Article courtesy of The Post Star


SARATOGA SPRINGS — Those who appreciate history got a real kick out of the fast start that Sagamore Farm had at this year’s Saratoga Race Course meet.


With two winners in the first three days, the historic Maryland farm made a splash.


It’s all part of the hopes and plans of the farm’s owner, Kevin Plank, the CEO and founder of Under Armour who bought the 530-acre farm in 2007. Made famous by Alfred G. Vanderbilt Jr., who owned the training/breeding farm from 1933 until 1986, Sagamore was known for its Hall of Fame horses Discovery, Bed o’ Roses and Native Dancer.

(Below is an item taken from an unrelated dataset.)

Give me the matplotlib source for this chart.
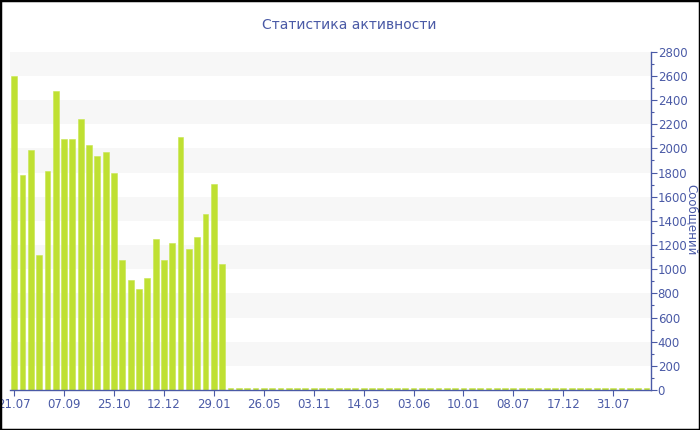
import matplotlib
matplotlib.use("Agg")
import matplotlib.pyplot as plt
from matplotlib.patches import Rectangle
from matplotlib.ticker import MultipleLocator, FixedLocator

title = "Статистика активности"
y_label = "Сообщений"
tick_labels = ["21.07", "07.09", "25.10", "12.12", "29.01", "26.05", "03.11",
               "14.03", "03.06", "10.01", "08.07", "17.12", "31.07"]
tick_every = 6

values_active = [2600, 1780, 1990, 1115, 1810, 2475, 2080, 2075, 2240, 2030,
                 1935, 1970, 1795, 1075, 910, 840, 925, 1250, 1075, 1215,
                 2090, 1165, 1265, 1455, 1705, 1045]
values_quiet = [18, 15, 14, 15, 14, 15, 16, 14, 15, 14,
                15, 14, 15, 16, 14, 15, 14, 15, 14, 15,
                16, 14, 15, 14, 15, 14, 15, 16, 14, 15,
                14, 15, 14, 15, 16, 14, 15, 14, 15, 14,
                15, 16, 14, 15, 14, 15, 14, 15, 16, 14, 15]
values = values_active + values_quiet

BLUE = "#4a5aa6"
BAR = "#bfe032"
BAND = "#f7f7f7"

fig = plt.figure(figsize=(7, 4.3), dpi=100)
ax = fig.add_axes([10/700, 1 - 390/430, 640.7/700, (390 - 51.7)/430])

n = len(values)
x = list(range(n))
ax.set_xlim(-0.5, n - 0.5)
ax.set_ylim(0, 2800)

for lo in range(200, 2800, 400):
    ax.axhspan(lo, lo + 200, color=BAND, lw=0, zorder=0)

ax.bar(x, values, width=0.7, color=BAR, edgecolor="#c8e650", linewidth=0.4, zorder=2)

ax.yaxis.tick_right()
ax.yaxis.set_major_locator(MultipleLocator(200))
ax.yaxis.set_minor_locator(MultipleLocator(100))
ax.tick_params(axis="y", which="major", length=4, width=0.8, color=BLUE,
               labelcolor=BLUE, labelsize=8.5, pad=1)
ax.tick_params(axis="y", which="minor", length=2.5, width=0.8, color=BLUE)

ticks = [i * tick_every for i in range(len(tick_labels))]
ax.xaxis.set_major_locator(FixedLocator(ticks))
ax.set_xticklabels(tick_labels)
ax.tick_params(axis="x", which="major", length=4, width=0.8, color=BLUE,
               labelcolor=BLUE, labelsize=8.5, pad=2)

for s in ["top", "left"]:
    ax.spines[s].set_visible(False)
ax.spines["bottom"].set_color(BLUE)
ax.spines["right"].set_color(BLUE)
ax.spines["bottom"].set_linewidth(1.0)
ax.spines["right"].set_linewidth(1.0)

fig.text(692/700, 1 - 220/430, y_label, rotation=270, ha="center", va="center",
         color=BLUE, fontsize=8.5)

fig.text(349/700, 1 - 25/430, title, ha="center", va="center",
         color=BLUE, fontsize=10)

fig.patches.append(Rectangle((0, 0), 1, 1, transform=fig.transFigure,
                             fill=False, edgecolor="black", linewidth=2.5,
                             zorder=10))

fig.savefig("out.png", dpi=100)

Sagamore’s private trainer is 32-year-old Horacio DePaz, who has been the head trainer since March 2015, but has been at Sagamore since 2011, assisting Ignacio Correas IV. Prior to that, he worked for four and a half years with Todd Pletcher.


About two and a half years ago, Hunter Rankin became president of the farm. He said the first call he made was to Stanley Hough, who had retired recently but then decided to join Sagamore as a consultant.


“He made his living training and picking out horses, and he’s great at both of them,” Rankin said.


Hough wasn’t looking for consulting work, but had trained for Rankin’s family — notably 2011 Honorable Miss winner Tar Heel Mom — so it was an easy “yes” for him.


Rankin said Sagamore has about 40 horses in training and about 100 total, including the breeding operation. It has 10 stalls at Saratoga this summer, while the rest of their racehorses are split between their farm in Reistertown, Maryland and Laurel Park.


Sagamore has won at Saratoga with Southampton Way, a 2-year-old filly, and Ginger N Rye, a 5-year-old mare. Its 2-year-old filly Scary Not Scared went off in Sunday’s fifth race at 3-1, but struggled in the final furlong of the 6-furlong race and finished last of eight. That made Sagamore’s record at the meet two wins from six starts.


Sagamore Farm’s Scary Not Scared, with jockey Ricardo Santana, leaves the paddock for the fifth race Sunday at Saratoga Race Course.


“We’ve got to finish the way we started,” Hough said.


“Today wasn’t a great day, but we’ll live to fight another day,” Rankin said.


Rankin and Hough are high on DePaz.


“He’s a young guy with a lot of ambition, a good learner,” Hough said.


Rankin said Plank always wants what’s best for the horse, whether one is ready to race early in life or later. They may shuffle in a few more 2-year-olds to run at the Spa, possibly including horses in the Saratoga Special and Adirondack Stakes.


“Kevin is very proud, obviously, to try to further (the Sagamore name),” Rankin said. “All the stories of Mr. Vanderbilt here at Saratoga, we’re just trying to make him proud and also modernize what he did.”


Astonishing margin


Paid Up Subscriber, a 5-year-old mare, absolutely romped in the Grade III, $200,000 Shuvee, winning by 32 ½ lengths.


The victory was the largest margin of victory at Saratoga since Summer Colony’s maiden win of 32 ¾ lengths in 2001.


Down the home stretch, racetrack announcer Larry Collmus said, “the other two are getting farther, farther, farther and farther behind.”


Fines levied


The New York State Gaming Commission levied two fines for incidents at Saratoga.


Jockey Kendrick Carmouche was fined $2,000 for careless riding aboard Rocky Policy in the eighth race Thursday. The Commission ruled Carmouche failed to maintain a straight course and didn’t have proper clearance when his mount drifted out inside the one-eighth pole.


Trainer Mike Maker was fined $500 for failure to tend to business in a proper manner which necessitated a scratch from the fifth race Friday. His barn used a Magna Wave machine on Perfectexpectation within 24 hours of the first race, violating a rule.